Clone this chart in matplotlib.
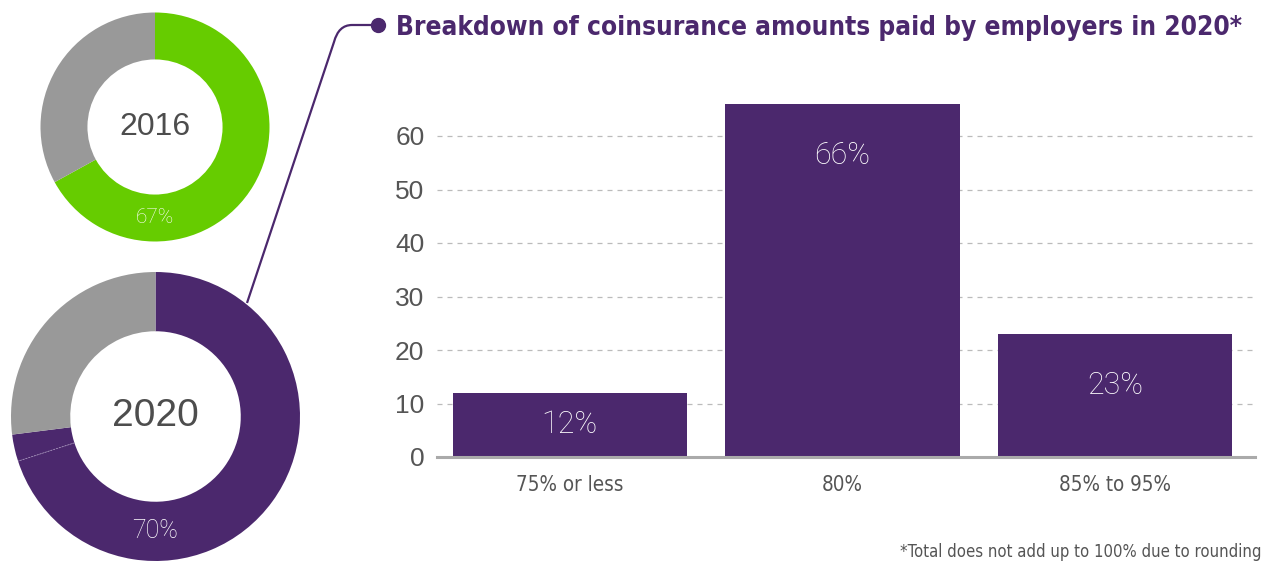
..........
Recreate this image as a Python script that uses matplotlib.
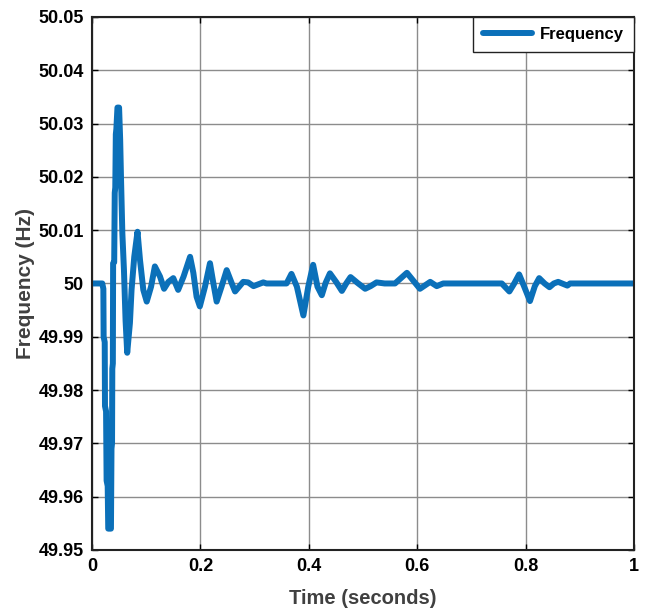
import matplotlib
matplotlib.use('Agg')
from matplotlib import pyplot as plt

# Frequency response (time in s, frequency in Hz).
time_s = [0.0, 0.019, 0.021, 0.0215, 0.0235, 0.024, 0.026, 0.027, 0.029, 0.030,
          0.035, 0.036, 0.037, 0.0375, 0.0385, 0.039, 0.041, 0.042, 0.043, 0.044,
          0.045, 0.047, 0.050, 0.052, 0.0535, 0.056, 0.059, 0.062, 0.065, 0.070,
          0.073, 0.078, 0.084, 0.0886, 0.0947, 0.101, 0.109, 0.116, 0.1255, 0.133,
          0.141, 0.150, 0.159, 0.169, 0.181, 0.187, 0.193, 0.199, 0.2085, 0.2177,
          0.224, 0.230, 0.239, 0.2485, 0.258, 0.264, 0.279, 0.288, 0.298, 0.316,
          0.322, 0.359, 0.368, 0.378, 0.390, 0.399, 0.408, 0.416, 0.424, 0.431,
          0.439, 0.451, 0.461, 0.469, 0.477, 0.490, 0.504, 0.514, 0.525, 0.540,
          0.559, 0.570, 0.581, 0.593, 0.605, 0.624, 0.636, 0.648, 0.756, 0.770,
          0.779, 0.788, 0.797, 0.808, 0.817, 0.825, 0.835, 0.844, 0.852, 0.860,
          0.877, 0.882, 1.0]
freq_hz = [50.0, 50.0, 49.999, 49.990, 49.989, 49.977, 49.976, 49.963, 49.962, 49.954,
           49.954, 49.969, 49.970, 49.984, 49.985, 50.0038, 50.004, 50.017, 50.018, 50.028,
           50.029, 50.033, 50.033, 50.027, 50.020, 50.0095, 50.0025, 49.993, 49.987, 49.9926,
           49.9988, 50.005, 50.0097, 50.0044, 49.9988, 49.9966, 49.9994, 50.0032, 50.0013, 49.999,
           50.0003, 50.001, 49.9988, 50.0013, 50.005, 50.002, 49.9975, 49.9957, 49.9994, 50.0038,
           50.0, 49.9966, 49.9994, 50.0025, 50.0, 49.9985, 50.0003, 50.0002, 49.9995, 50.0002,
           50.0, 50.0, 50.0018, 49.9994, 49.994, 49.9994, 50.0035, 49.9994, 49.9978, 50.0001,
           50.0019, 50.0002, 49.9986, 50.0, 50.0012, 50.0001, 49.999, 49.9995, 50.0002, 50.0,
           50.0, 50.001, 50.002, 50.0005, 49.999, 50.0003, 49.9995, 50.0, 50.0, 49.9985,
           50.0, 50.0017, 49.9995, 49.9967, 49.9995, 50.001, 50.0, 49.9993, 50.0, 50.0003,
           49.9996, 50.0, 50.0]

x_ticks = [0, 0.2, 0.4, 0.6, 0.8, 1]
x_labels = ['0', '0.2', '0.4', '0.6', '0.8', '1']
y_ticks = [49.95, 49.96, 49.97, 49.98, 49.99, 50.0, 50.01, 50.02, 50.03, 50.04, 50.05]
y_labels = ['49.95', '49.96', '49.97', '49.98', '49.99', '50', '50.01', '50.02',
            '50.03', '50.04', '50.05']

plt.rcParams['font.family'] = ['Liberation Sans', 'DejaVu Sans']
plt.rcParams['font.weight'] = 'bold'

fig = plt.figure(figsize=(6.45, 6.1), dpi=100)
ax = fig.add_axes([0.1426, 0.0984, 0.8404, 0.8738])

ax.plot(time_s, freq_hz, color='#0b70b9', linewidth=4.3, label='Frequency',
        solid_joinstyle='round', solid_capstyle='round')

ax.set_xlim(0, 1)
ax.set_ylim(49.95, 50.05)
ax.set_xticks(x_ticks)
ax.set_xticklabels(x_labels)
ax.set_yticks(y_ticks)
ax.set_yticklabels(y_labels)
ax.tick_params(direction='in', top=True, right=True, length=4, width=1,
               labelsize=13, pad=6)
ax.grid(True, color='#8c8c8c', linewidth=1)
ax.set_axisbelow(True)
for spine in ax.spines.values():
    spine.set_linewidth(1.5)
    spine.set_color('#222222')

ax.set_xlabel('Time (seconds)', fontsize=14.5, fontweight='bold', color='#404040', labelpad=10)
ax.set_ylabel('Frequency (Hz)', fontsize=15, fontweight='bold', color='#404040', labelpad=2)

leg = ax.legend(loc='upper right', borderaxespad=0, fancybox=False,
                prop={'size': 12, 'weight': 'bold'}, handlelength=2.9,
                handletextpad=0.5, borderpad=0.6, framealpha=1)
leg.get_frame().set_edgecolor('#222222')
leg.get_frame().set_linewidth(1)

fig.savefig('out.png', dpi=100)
..........
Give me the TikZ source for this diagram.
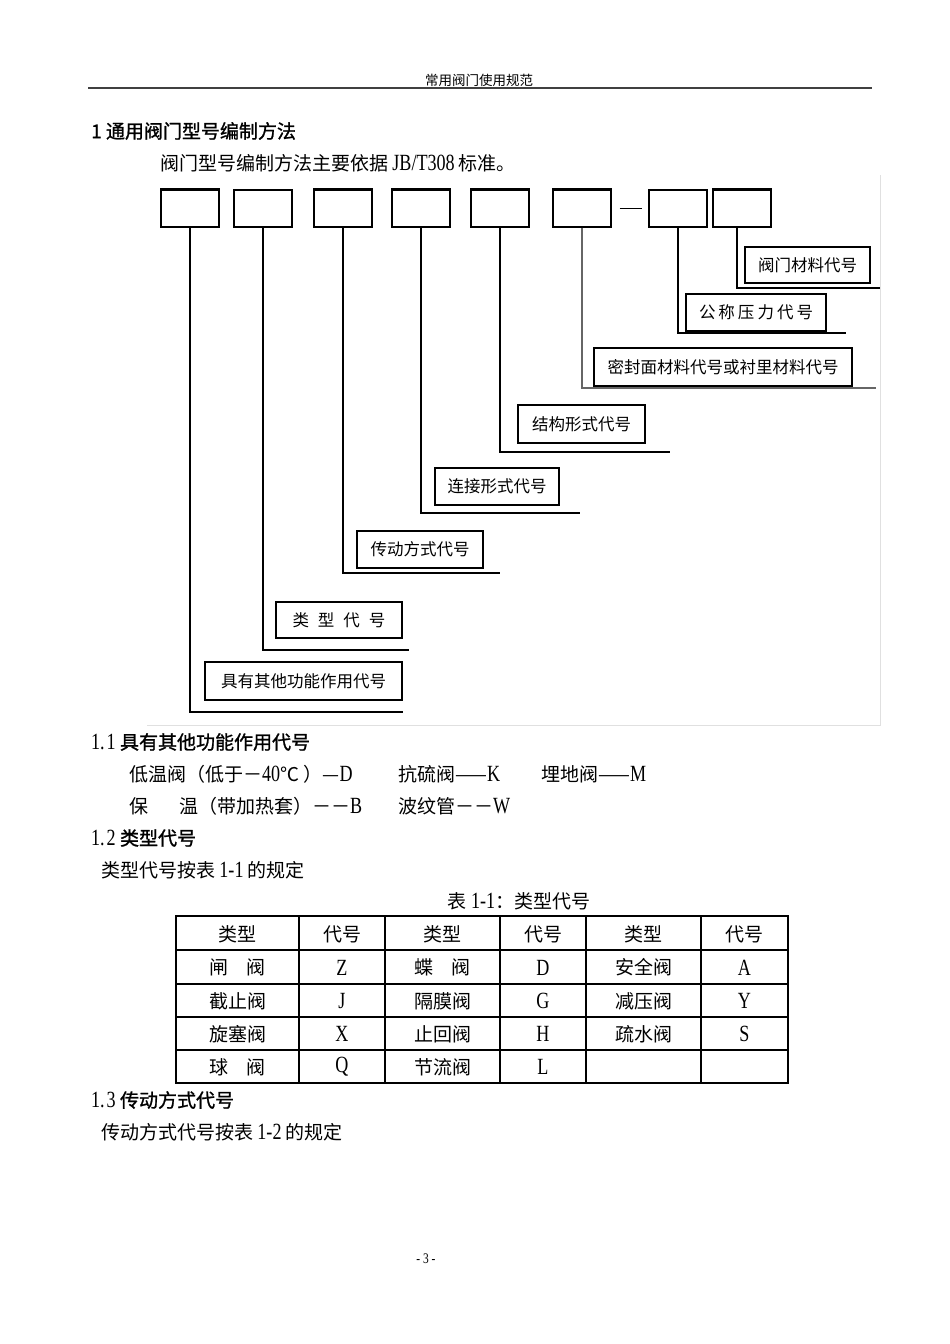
..........
[SET PROBLEM] Search the entries for the word "matplotlib" and pick out every line that holds it.

[EXPECTED OUTPUT]
Clone this chart in matplotlib.
Recreate this image as a Python script that uses matplotlib.
import matplotlib
matplotlib.use('Agg')
from matplotlib import pyplot as plt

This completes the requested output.